Employer-sponsored plans such as 401(k)s are workers' best hope for a secure retirement. Critics of the 401(k) system contend that the plans weren't designed to be the foundation of a secure retirement and should be scrapped in favor of something tailor-made, while supporters of the system say it just needs fine-tuning. While regulators, academics and the financial industry tussle over the best way to get everyone to retirement, investors have to keep saving as much as possible and, just as importantly, keep expenses low.
Fees make 401(k) plans less efficient investment plans than they otherwise would be. Paying just a handful of basis points in fees over the span of a career can equate to thousands of dollars less at retirement. Paying a full extra percentage point in fees can mean tens of thousands of dollars less at retirement, reducing your retirement account by as much as 28 percent, according to the Department of Labor.
"Fees are just the most problematic thing out there," says Robert Hiltonsmith, a policy analyst with Demos, a research and policy organization. Participants are on the hook for fees associated with the investments they choose, but they also likely get dinged for the administrative costs of running the plan.

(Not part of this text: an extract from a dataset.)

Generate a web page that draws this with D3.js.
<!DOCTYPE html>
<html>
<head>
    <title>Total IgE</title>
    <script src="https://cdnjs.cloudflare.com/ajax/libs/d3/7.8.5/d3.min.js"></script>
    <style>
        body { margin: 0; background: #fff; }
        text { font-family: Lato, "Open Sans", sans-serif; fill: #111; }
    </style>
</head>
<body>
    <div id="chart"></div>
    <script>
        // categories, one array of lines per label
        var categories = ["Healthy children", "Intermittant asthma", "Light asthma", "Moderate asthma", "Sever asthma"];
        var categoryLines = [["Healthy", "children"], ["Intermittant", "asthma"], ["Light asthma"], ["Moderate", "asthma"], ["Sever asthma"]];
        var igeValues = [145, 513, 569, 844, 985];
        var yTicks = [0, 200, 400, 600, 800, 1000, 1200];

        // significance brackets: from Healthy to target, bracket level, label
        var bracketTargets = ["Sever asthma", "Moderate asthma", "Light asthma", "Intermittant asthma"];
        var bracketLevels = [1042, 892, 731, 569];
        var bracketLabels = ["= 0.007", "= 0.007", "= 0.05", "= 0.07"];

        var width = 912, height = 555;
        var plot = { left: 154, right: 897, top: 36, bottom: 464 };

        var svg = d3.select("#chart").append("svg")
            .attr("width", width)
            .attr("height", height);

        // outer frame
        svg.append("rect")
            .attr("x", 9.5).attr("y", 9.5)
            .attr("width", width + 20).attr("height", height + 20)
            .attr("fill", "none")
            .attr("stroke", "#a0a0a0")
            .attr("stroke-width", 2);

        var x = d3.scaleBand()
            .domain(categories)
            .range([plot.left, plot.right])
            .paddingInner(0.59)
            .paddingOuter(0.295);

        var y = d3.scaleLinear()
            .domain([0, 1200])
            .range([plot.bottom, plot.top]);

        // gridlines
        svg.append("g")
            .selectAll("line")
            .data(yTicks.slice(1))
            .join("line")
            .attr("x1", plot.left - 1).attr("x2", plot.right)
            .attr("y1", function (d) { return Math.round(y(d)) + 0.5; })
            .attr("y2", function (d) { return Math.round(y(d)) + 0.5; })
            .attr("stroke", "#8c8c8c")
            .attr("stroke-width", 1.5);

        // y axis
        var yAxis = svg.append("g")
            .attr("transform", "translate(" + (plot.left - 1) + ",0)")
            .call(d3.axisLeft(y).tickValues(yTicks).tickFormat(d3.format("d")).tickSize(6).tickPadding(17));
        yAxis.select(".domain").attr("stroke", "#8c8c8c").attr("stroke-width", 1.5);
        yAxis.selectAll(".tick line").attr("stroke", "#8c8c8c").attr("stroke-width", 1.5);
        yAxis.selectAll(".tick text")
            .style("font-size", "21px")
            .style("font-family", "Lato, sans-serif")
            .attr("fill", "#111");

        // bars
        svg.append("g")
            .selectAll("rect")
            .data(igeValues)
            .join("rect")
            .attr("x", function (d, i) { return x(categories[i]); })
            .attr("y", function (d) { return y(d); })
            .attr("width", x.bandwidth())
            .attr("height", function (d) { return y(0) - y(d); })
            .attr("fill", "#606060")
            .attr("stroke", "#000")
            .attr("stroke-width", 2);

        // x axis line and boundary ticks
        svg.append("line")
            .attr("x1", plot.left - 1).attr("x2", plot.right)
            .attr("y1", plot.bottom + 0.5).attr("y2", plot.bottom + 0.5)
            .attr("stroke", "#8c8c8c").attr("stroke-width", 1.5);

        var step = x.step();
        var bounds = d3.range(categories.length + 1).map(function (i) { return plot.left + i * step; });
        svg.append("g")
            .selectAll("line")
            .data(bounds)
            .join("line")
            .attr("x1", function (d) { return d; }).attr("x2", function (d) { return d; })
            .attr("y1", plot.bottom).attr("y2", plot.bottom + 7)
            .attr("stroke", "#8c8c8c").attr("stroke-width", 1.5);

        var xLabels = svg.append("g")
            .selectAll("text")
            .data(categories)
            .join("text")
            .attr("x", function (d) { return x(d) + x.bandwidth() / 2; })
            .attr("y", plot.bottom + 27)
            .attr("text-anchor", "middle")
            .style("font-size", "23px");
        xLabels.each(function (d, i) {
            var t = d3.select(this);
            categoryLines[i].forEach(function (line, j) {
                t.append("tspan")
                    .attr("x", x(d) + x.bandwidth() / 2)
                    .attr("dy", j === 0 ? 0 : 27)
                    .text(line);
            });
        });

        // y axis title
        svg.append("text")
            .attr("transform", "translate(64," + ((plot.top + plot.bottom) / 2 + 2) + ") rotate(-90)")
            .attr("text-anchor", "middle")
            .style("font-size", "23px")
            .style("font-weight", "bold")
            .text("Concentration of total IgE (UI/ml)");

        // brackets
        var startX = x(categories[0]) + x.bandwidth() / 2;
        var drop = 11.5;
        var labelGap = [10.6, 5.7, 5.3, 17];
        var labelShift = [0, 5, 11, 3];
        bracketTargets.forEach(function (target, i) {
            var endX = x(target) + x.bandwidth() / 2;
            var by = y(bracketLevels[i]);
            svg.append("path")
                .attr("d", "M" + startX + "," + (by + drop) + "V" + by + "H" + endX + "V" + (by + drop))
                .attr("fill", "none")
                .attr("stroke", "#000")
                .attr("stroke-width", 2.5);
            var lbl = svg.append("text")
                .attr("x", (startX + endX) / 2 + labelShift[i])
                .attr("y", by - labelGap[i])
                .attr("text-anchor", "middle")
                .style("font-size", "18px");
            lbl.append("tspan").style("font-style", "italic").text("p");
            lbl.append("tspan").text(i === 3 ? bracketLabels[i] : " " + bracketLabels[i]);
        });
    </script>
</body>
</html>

That comes as an unpleasant surprise for many. A recent regulation requires that plan providers tell participants how much they are paying in fees, but it hasn't made much difference, according to Hiltonsmith.[...]
The Department of Labor is expected to release a proposed rule extending the definition of who is a fiduciary to retirement plans. That could really help, says Hiltonsmith.
"Both brokers and investment advisers all the way up to the plan custodians are incentivized to pick higher-fee funds. Their priority is to maximize profits. Often custodians will pick funds that give them the highest revenue sharing, or financial advisers get some commissions from selling funds. If we turn that around, I think that could have a large effect on fees," he says.